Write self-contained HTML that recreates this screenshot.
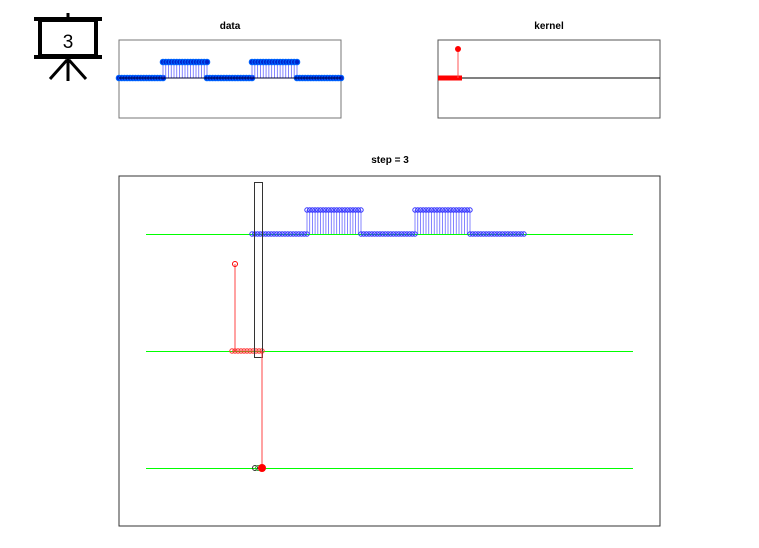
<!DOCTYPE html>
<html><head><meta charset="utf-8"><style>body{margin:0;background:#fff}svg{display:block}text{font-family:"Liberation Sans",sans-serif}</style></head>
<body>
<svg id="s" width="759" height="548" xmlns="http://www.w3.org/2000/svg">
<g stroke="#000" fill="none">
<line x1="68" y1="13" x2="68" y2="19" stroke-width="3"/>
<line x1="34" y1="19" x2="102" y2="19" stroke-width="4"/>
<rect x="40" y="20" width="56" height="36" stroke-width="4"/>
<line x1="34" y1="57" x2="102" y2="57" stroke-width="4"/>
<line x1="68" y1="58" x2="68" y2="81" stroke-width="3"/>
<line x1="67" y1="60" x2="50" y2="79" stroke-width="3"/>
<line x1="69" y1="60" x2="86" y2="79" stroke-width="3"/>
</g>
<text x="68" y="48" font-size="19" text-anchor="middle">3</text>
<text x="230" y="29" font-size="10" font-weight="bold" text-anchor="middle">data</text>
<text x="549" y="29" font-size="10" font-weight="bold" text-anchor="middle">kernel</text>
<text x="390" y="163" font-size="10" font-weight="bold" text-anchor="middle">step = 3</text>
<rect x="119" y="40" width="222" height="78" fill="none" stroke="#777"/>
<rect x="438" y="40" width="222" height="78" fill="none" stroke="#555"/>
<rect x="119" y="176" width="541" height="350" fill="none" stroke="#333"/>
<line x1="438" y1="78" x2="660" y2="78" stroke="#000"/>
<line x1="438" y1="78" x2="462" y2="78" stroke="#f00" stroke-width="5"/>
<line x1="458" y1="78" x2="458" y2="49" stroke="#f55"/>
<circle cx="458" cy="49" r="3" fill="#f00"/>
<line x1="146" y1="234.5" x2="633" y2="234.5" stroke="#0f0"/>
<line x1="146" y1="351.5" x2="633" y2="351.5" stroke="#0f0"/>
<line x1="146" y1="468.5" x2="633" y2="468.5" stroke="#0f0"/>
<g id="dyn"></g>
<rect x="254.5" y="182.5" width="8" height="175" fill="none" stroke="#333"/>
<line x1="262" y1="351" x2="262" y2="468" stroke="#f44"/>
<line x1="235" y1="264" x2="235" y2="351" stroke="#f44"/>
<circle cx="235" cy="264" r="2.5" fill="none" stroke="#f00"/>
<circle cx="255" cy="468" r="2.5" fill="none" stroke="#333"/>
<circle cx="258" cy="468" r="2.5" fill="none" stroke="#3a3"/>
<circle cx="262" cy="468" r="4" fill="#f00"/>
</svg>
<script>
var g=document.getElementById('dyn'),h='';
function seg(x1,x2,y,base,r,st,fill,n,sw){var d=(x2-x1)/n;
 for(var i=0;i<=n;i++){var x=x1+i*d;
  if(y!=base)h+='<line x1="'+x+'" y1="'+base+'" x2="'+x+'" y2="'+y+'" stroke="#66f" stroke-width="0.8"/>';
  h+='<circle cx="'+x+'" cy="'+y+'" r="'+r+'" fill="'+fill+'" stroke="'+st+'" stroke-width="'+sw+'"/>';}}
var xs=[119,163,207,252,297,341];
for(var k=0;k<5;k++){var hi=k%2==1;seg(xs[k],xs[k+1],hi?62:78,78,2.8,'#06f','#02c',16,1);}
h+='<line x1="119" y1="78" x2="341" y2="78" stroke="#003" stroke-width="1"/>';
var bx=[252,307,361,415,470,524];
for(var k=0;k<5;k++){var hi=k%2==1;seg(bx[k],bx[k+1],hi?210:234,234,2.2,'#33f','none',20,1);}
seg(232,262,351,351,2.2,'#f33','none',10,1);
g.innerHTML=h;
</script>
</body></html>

**********

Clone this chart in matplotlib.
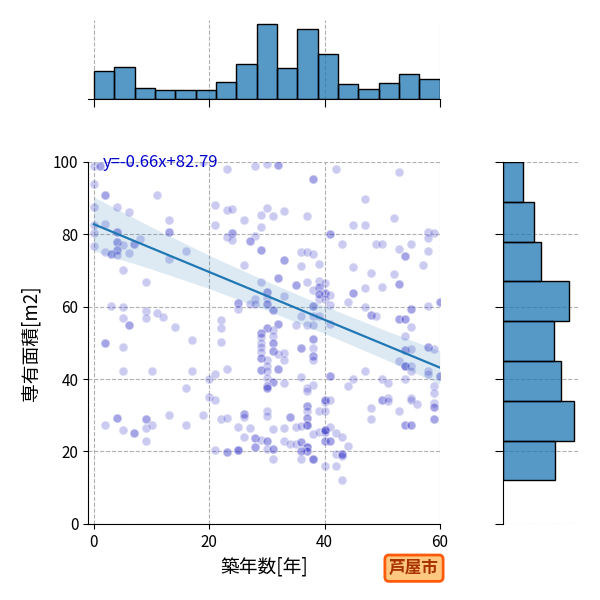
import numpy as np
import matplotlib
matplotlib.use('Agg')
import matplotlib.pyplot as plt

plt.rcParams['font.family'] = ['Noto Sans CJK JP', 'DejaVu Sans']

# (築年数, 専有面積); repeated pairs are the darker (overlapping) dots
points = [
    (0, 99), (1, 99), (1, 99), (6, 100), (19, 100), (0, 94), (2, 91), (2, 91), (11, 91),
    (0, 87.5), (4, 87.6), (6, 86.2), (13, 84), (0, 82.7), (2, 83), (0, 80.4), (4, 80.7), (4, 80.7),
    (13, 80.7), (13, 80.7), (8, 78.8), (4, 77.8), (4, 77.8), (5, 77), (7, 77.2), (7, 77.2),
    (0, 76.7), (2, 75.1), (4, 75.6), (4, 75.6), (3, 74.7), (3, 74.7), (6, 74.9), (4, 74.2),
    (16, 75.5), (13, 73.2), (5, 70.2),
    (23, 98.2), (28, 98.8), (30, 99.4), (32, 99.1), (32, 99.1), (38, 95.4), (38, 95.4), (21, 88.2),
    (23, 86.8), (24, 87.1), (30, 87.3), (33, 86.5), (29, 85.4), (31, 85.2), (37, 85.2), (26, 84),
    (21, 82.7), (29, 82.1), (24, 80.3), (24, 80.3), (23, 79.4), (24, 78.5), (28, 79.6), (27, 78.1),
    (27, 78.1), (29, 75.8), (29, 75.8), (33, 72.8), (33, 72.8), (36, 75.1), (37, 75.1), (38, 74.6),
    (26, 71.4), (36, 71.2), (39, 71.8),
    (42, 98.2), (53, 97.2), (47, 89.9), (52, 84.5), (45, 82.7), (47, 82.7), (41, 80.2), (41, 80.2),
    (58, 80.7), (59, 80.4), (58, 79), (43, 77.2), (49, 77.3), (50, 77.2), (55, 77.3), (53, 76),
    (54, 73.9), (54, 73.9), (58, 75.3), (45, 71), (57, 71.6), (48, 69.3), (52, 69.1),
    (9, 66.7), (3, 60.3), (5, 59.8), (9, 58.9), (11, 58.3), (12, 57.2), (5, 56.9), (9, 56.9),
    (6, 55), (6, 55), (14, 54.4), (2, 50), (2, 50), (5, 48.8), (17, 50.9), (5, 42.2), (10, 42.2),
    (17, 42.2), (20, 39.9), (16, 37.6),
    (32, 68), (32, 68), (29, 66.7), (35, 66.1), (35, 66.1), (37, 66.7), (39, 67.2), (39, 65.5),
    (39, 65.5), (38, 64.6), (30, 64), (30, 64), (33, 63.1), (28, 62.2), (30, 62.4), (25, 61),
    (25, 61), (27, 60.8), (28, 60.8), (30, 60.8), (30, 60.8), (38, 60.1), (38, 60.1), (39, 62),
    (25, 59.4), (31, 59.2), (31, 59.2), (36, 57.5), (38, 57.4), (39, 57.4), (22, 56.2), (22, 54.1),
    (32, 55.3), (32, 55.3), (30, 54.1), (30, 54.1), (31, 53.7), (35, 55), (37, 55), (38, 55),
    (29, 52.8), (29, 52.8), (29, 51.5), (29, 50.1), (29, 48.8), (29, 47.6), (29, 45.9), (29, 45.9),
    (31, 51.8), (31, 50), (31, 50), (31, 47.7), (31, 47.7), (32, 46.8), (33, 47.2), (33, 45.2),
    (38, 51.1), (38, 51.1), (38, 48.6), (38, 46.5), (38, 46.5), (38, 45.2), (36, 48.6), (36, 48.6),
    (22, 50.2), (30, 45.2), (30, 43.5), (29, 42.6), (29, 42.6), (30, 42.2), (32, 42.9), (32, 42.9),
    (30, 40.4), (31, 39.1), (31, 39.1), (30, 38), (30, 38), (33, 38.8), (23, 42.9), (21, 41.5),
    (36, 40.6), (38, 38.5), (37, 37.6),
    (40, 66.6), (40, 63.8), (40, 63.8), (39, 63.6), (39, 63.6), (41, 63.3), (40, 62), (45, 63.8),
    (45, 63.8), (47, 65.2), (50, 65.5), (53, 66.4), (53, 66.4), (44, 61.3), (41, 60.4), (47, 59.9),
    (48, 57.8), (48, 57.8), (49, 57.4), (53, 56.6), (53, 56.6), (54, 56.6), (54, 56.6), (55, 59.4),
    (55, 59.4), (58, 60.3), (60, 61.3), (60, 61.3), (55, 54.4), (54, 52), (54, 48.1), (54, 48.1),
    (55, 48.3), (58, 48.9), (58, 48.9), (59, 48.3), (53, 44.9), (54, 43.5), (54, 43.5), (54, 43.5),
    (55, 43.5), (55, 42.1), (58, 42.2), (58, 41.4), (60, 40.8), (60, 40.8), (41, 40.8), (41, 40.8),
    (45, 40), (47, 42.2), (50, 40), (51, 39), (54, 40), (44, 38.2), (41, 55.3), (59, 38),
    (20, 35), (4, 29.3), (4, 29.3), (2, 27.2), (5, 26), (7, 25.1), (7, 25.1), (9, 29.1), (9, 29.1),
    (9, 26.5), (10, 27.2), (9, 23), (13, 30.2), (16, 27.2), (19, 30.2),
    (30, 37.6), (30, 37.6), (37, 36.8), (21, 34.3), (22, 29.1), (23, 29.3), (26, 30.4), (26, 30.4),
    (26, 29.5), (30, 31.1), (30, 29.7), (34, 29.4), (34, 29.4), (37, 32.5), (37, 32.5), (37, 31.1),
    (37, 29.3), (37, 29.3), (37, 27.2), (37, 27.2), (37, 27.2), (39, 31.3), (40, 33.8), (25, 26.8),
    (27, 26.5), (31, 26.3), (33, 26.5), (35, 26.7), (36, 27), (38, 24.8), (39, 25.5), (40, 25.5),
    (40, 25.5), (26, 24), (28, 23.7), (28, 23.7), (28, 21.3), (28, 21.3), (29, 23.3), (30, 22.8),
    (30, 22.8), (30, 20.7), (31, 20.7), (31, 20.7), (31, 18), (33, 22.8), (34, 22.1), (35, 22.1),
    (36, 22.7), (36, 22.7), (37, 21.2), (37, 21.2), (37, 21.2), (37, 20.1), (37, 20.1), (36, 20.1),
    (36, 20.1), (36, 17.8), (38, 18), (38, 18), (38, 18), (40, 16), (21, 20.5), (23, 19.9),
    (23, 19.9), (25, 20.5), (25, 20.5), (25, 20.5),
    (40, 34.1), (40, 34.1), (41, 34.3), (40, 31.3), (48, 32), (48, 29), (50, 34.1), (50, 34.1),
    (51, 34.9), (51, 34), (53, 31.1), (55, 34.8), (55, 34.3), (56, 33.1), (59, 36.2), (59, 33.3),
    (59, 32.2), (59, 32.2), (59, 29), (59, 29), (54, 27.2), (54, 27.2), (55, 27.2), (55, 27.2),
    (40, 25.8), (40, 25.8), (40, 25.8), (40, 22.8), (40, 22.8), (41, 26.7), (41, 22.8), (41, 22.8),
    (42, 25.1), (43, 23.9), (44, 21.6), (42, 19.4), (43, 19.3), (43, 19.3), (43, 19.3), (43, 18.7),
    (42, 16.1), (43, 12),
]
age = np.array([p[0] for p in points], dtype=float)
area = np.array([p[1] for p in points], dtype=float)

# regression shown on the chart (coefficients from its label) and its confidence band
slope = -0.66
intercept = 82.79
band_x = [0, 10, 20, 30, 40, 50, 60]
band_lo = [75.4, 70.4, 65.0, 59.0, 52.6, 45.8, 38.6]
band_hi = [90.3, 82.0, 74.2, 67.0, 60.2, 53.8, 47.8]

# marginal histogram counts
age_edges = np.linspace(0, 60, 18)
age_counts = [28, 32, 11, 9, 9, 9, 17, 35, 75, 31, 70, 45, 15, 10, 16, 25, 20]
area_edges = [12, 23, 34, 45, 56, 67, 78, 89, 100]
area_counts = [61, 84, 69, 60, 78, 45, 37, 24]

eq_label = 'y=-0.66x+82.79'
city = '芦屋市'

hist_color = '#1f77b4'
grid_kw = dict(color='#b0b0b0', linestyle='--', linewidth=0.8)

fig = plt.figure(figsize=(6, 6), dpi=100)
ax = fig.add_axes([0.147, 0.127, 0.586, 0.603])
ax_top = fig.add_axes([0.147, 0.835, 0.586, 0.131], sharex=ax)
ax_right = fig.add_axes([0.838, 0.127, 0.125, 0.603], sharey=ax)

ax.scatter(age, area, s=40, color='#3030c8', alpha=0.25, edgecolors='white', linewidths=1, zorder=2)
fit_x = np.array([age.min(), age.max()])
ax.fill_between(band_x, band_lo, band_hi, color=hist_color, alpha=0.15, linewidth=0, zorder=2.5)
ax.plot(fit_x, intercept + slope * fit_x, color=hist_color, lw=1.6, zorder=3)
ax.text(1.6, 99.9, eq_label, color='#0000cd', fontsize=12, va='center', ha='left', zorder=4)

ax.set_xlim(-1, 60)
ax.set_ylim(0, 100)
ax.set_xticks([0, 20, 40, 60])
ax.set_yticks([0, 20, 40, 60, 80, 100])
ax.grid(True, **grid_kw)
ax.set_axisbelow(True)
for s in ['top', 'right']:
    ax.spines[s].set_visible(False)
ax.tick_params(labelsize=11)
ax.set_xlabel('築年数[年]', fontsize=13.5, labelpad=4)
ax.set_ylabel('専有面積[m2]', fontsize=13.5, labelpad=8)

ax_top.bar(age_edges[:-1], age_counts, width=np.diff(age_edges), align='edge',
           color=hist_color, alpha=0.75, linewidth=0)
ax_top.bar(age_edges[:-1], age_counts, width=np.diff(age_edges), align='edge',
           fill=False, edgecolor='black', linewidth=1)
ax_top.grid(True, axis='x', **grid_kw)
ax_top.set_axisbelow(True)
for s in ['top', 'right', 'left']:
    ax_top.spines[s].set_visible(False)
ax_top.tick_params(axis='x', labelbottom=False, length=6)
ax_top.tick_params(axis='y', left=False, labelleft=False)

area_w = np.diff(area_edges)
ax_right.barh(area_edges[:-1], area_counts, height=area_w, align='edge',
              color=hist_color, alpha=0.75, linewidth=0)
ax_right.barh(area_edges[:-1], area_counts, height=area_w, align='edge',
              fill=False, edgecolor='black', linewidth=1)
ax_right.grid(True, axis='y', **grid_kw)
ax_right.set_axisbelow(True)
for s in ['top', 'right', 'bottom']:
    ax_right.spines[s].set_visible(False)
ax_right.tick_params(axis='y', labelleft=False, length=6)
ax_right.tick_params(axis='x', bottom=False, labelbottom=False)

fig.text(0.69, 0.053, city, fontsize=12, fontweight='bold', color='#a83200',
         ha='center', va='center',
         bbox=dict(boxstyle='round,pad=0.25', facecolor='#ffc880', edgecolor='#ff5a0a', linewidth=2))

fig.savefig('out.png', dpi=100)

**********

◆ What you need to do:
Your first line is the one with "Clone this chart in matplotlib.", and your last is the one with "plt.rcParams['font.family'] = ['Noto". Copy those and every line between them exactly, without any pictures.

◆ Task output:
Clone this chart in matplotlib.
import numpy as np
import matplotlib
matplotlib.use('Agg')
import matplotlib.pyplot as plt

plt.rcParams['font.family'] = ['Noto Sans CJK JP', 'DejaVu Sans']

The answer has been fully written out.